Milli Eğitim Bakanı İsmet Yılmaz ise CHP Balıkesir Milletvekili Tüm ile aynı fikirde olmadıklarını ifade etti.
"HİZMET HAREKETİ NE ZAMAN TERÖR ÖRGÜTÜNE DÖNÜŞTÜ?"
CHP Grup Başkan Vekili Engin Altay da, OHAL ilan edilmesinden bu yana 1.5 yıl geçtiğini hatırlatarak, 15 temmuz darbesini sadece AK Parti'nin değil, Cumhuriyet Halk Partisi, Halkların Demokratik Partisi ve Milliyetçi Hareket Partisi birlikte halkın direnciyle püskürttüklerini belirtti. Altay, "Hizmet hareketi ne zaman terör örgütüne dönüştü? 17-25 Aralık'tan önce mi 17-25 Aralık'tan sonra mı, 15 Temmuz'dan sonra mı?" şeklinde konuştu.
"ASKERİ DARBEYE DE SİVİL DARBEYE DE KARŞIYIZ"
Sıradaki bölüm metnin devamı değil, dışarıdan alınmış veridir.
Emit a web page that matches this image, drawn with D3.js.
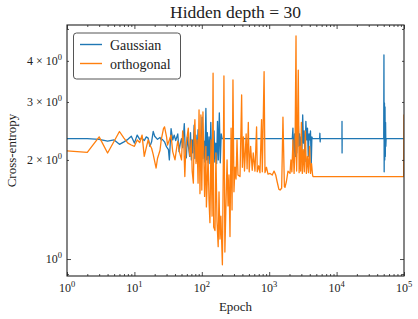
<!DOCTYPE html>
<html>
<head>
<meta charset="utf-8">
<script src="https://cdn.jsdelivr.net/npm/d3@7"></script>
<style>
  body { margin: 0; background: #fff; }
  svg { display: block; }
  text { font-family: "Liberation Serif", "DejaVu Serif", serif; }
</style>
</head>
<body>
<div id="chart"></div>
<script>
// [epoch, cross-entropy]
const gaussian = [
  [1,2.32],[2,2.32],[3,2.31],[4,2.28],[5,2.30],[6,2.23],[7,2.27],[8,2.31],[9,2.36],[10,2.25],
  [11,2.38],[12,2.31],[13,2.33],[14,2.29],[15,2.35],[16,2.33],[17,2.20],[18,2.27],[19,2.44],[20,2.36],
  [22,2.31],[24,2.34],[25,2.30],[26,2.31],[28,2.27],[30,2.19],[32,2.15],[33,2.00],[35,2.49],[37,2.30],
  [39,2.38],[41,2.29],[44,2.40],[46,2.12],[48,2.25],[50,2.32],[52,2.18],[55,2.58],[57,2.10],[59,2.03],
  [61,2.35],[63,2.22],[66,2.05],[68,2.42],[70,2.00],[72,2.30],[74,2.10],[77,2.55],[79,2.02],[82,2.38],
  [85,1.98],[88,2.47],[90,2.05],[94,2.33],[97,1.99],[101,2.70],[104,2.02],[108,2.28],[111,1.97],[115,2.87],
  [118,2.00],[121,2.42],[124,1.96],[128,2.35],[132,1.95],[136,2.60],[140,1.98],[144,2.30],[148,1.94],[152,2.45],
  [156,1.97],[161,2.25],[166,1.95],[171,2.62],[176,2.00],[182,2.78],[188,1.96],[194,2.40],[200,2.32],
  [2200,2.32],[2250,2.50],[2300,1.97],[2380,2.40],[2450,2.05],[2500,2.87],[2560,2.10],[2640,2.45],[2700,2.62],[2760,2.20],
  [2830,2.40],[2900,2.00],[2980,2.35],[3060,2.15],[3140,2.74],[3220,2.25],[3300,2.45],[3400,1.98],[3500,2.62],[3600,2.30],
  [3700,2.50],[3800,2.05],[3900,2.40],[4000,2.30],[4100,2.45],[4200,1.91],[4300,2.35],[4400,2.32],
  [5600,2.32],[5650,2.41],[5700,2.27],[5750,2.32],
  [12000,2.32],[12030,2.62],[12060,2.10],[12100,2.32],
  [50000,2.32],[50400,4.17],[50800,1.84],[51300,2.98],[51800,2.00],[52300,2.90],[52800,2.05],[53300,2.60],[53800,2.20],[54300,2.32],
  [100000,2.32]
];

const orthogonal = [
  [1,2.13],[2,2.11],[3,2.35],[4,2.10],[5,2.28],[6,2.44],[7,2.33],[8,2.25],[9,2.22],[10,2.20],
  [11,2.30],[12,2.26],[13,2.38],[14,2.05],[15,2.18],[16,2.30],[17,2.22],[18,2.17],[19,2.08],[21,1.89],
  [22,2.02],[24,2.14],[25,2.30],[27,2.49],[28,2.52],[30,2.35],[31,2.22],[33,2.30],[35,2.38],[37,2.12],
  [40,2.00],[42,2.15],[44,2.28],[47,2.10],[50,2.00],[52,2.45],[54,2.25],[56,1.78],[58,2.20],[63,2.50],
  [65,2.15],[67,2.05],[70,2.30],[72,1.85],[75,1.70],[77,2.40],[79,2.65],[82,1.95],[85,2.30],[88,1.70],
  [91,2.84],[94,1.58],[97,2.74],[100,1.62],[104,2.80],[110,1.55],[115,2.20],[117,1.44],[124,2.05],[128,1.50],
  [132,1.29],[137,2.30],[142,1.35],[147,3.67],[150,1.25],[157,1.22],[162,2.10],[168,1.30],[175,1.09],[180,1.60],
  [186,1.15],[192,1.35],[202,0.96],[208,1.85],[213,3.60],[220,1.05],[229,1.50],[237,2.00],[245,1.45],[253,1.80],
  [262,1.17],[272,2.50],[281,1.41],[290,3.50],[300,1.60],[311,1.90],[322,1.75],[333,2.30],[344,1.80],[369,1.78],
  [390,3.15],[400,1.90],[415,2.35],[430,1.85],[455,2.40],[470,1.88],[490,2.60],[505,1.84],[530,2.20],[560,1.86],
  [580,2.10],[615,1.85],[650,2.52],[665,1.84],[700,1.92],[730,1.83],[770,2.65],[790,1.84],[840,3.71],[866,1.83],
  [910,1.90],[960,1.81],[1030,1.82],[1110,1.80],[1180,1.85],[1250,1.80],[1310,1.72],[1390,1.63],[1450,1.62],[1530,1.64],
  [1600,2.70],[1680,1.66],[1715,1.65],[1800,1.72],[1900,1.85],[2036,1.82],[2100,2.00],[2170,1.84],[2250,2.30],[2340,1.82],
  [2415,2.10],[2500,4.76],[2550,1.85],[2620,2.35],[2700,3.75],[2780,1.83],[2864,2.20],[2930,1.85],[3000,2.60],[3100,1.82],
  [3200,2.15],[3320,1.84],[3440,2.45],[3560,1.82],[3700,2.05],[3830,1.83],[3970,2.20],[4100,1.82],[4250,1.95],[4400,1.80],
  [4470,1.78],[99000,1.78],[100000,2.75]
];

const xDomain = [1, 100000];
const yDomain = [0.888, 5.14];
const xMajor = [1, 10, 100, 1000, 10000, 100000];
const xExp = ["0", "1", "2", "3", "4", "5"];
const xMinor = [2,3,4,5,6,7,8,9,20,30,40,50,60,70,80,90,200,300,400,500,600,700,800,900,
                2000,3000,4000,5000,6000,7000,8000,9000,20000,30000,40000,50000,60000,70000,80000,90000];
const yMajor = [1];
const yMinor = [0.9, 2, 3, 4, 5];
const yLabeled = [2, 3, 4];

const W = 418, H = 319;
const m = {left: 67, right: 14, top: 25, bottom: 43};
const blue = "#1f77b4", orange = "#ff7f0e";
const serif = "'Liberation Serif', 'DejaVu Serif', serif";

const svg = d3.select("#chart").append("svg")
  .attr("width", W)
  .attr("height", H)
  .attr("font-family", serif);

const x = d3.scaleLog().domain(xDomain).range([m.left, W - m.right]);
const y = d3.scaleLog().domain(yDomain).range([H - m.bottom, m.top]);

svg.append("clipPath").attr("id", "clip")
  .append("rect")
    .attr("x", m.left).attr("y", m.top)
    .attr("width", W - m.left - m.right)
    .attr("height", H - m.top - m.bottom);

const line = d3.line().x(d => x(d[0])).y(d => y(d[1]));

const plot = svg.append("g").attr("clip-path", "url(#clip)");
plot.append("path")
  .datum(gaussian)
  .attr("d", line)
  .attr("fill", "none")
  .attr("stroke", blue)
  .attr("stroke-width", 1.3)
  .attr("stroke-linejoin", "round");
plot.append("path")
  .datum(orthogonal)
  .attr("d", line)
  .attr("fill", "none")
  .attr("stroke", orange)
  .attr("stroke-width", 1.3)
  .attr("stroke-linejoin", "round");

// inward ticks on all four sides
const tickSets = [
  [d3.axisBottom, x, xMajor, 4, `translate(0,${H - m.bottom})`],
  [d3.axisBottom, x, xMinor, 2, `translate(0,${H - m.bottom})`],
  [d3.axisTop, x, xMajor, 4, `translate(0,${m.top})`],
  [d3.axisTop, x, xMinor, 2, `translate(0,${m.top})`],
  [d3.axisLeft, y, yMajor, 4, `translate(${m.left},0)`],
  [d3.axisLeft, y, yMinor, 2, `translate(${m.left},0)`],
  [d3.axisRight, y, yMajor, 4, `translate(${W - m.right},0)`],
  [d3.axisRight, y, yMinor, 2, `translate(${W - m.right},0)`]
];
tickSets.forEach(([axisFn, sc, vals, len, tr]) => {
  svg.append("g")
    .attr("transform", tr)
    .style("color", "#222")
    .call(axisFn(sc).tickValues(vals).tickSize(-len).tickFormat(""))
    .call(g => g.select(".domain").remove())
    .call(g => g.selectAll("line").attr("stroke-width", 0.8));
});

svg.append("rect")
  .attr("x", m.left).attr("y", m.top)
  .attr("width", W - m.left - m.right)
  .attr("height", H - m.top - m.bottom)
  .attr("fill", "none")
  .attr("stroke", "#222")
  .attr("stroke-width", 1.1);

// x tick labels 10^k
const xl = svg.append("g").attr("font-size", 12).attr("fill", "#222");
xMajor.forEach((v, i) => {
  const t = xl.append("text")
    .attr("x", x(v))
    .attr("y", H - m.bottom + 16)
    .attr("text-anchor", "middle");
  t.append("tspan").text("10");
  t.append("tspan").attr("dy", -5).attr("font-size", 8.5).text(xExp[i]);
});

// y tick labels
const yl = svg.append("g").attr("font-size", 12).attr("fill", "#222");
yMajor.concat(yLabeled).forEach(v => {
  const t = yl.append("text")
    .attr("x", m.left - 5)
    .attr("y", y(v) + 4)
    .attr("text-anchor", "end");
  t.append("tspan").text(v === 1 ? "10" : v + " \u00d7 10");
  t.append("tspan").attr("dy", -5).attr("font-size", 8.5).text("0");
});

svg.append("text")
  .attr("x", (m.left + W - m.right) / 2)
  .attr("y", 18)
  .attr("text-anchor", "middle")
  .attr("font-size", 17.5)
  .attr("fill", "#222")
  .text("Hidden depth = 30");

svg.append("text")
  .attr("x", (m.left + W - m.right) / 2)
  .attr("y", 311)
  .attr("text-anchor", "middle")
  .attr("font-size", 13)
  .attr("fill", "#222")
  .text("Epoch");

svg.append("text")
  .attr("transform", `translate(16,${(m.top + H - m.bottom) / 2}) rotate(-90)`)
  .attr("text-anchor", "middle")
  .attr("font-size", 13)
  .attr("fill", "#222")
  .text("Cross-entropy");

// legend
const legend = svg.append("g");
legend.append("rect")
  .attr("x", 73.5).attr("y", 33)
  .attr("width", 107).attr("height", 46)
  .attr("rx", 3)
  .attr("fill", "#fff")
  .attr("stroke", "#555")
  .attr("stroke-width", 1);
[["Gaussian", blue, 44.5], ["orthogonal", orange, 63.5]].forEach(([name, c, ly]) => {
  legend.append("line")
    .attr("x1", 80).attr("x2", 102)
    .attr("y1", ly).attr("y2", ly)
    .attr("stroke", c)
    .attr("stroke-width", 1.4);
  legend.append("text")
    .attr("x", 110)
    .attr("y", ly + 5)
    .attr("font-size", 14)
    .attr("fill", "#222")
    .text(name);
});
</script>
</body>
</html>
CHP Balıkesir Milletvekili Mehmet Tüm, askeri darbeye de sivil darbeye de karşı olduklarını söyledi. Bunun üzerine Bakan Çelik, "Eğer siz şimdi 15 Temmuz darbe girişimi ile hükümetin yaptığı işe darbe diyerek bunu özdeşleştirirseniz, hatta daha da şedit bir yere koyarsanız bunun adı demokratik eleştiri olmaz ve bundan yüce Meclisin fersah fersah uzak durması gerekir. Bütün bu uygulamaları eleştirebilirsiniz, hepsini tartışabiliriz, bütün bunların demokrasiyi zaafa uğrattığını, demokraside kırılganlık oluşturduğunu vesaire söyleyebilirsiniz ama darbe başka bir şeydir ve de bunu 15 Temmuz darbe girişimiyle aynı cümle içerisinde kullanarak ve ondan daha tehlikeli bir şey olarak sunmak o zaman şu manaya gelir; Fetullahçı terörist organizasyon ile meşru hükümeti aynı paradigma içinde algılamak, aynı zeminde değerlendirmek anlamına gelir. Dolayısıyla burada keşke arkadaşımız bu cümlenin kurulmasında bir özensizlik olduğunu ifade edip, doğru kurulmamış bir cümle olduğunu ifade edip ondan sonra sorularını sorsaydı. O soruların hepsi bu Mecliste konuşulabilir, sorulması da meşrudur. Ama bu cümle kurulduktan sonra ve bu cümlenin arkasında durulduktan sonra bu söylenenin demokrasinin yanında durmak olduğuna hiç kimse beni inandıramaz. 50 yıllık bir külliyatımız var darbelerin niçin tarihsel zorunluluk olduğunu anlatan ve bunlara meşruiyet ve mazeret üretmeye çalışan. Hiç kimse seçilmiş meşru hükümeti 15 Temmuz'u yapanlarla aynı kefeye koyamaz, nokta. Demokrasi budur" dedi.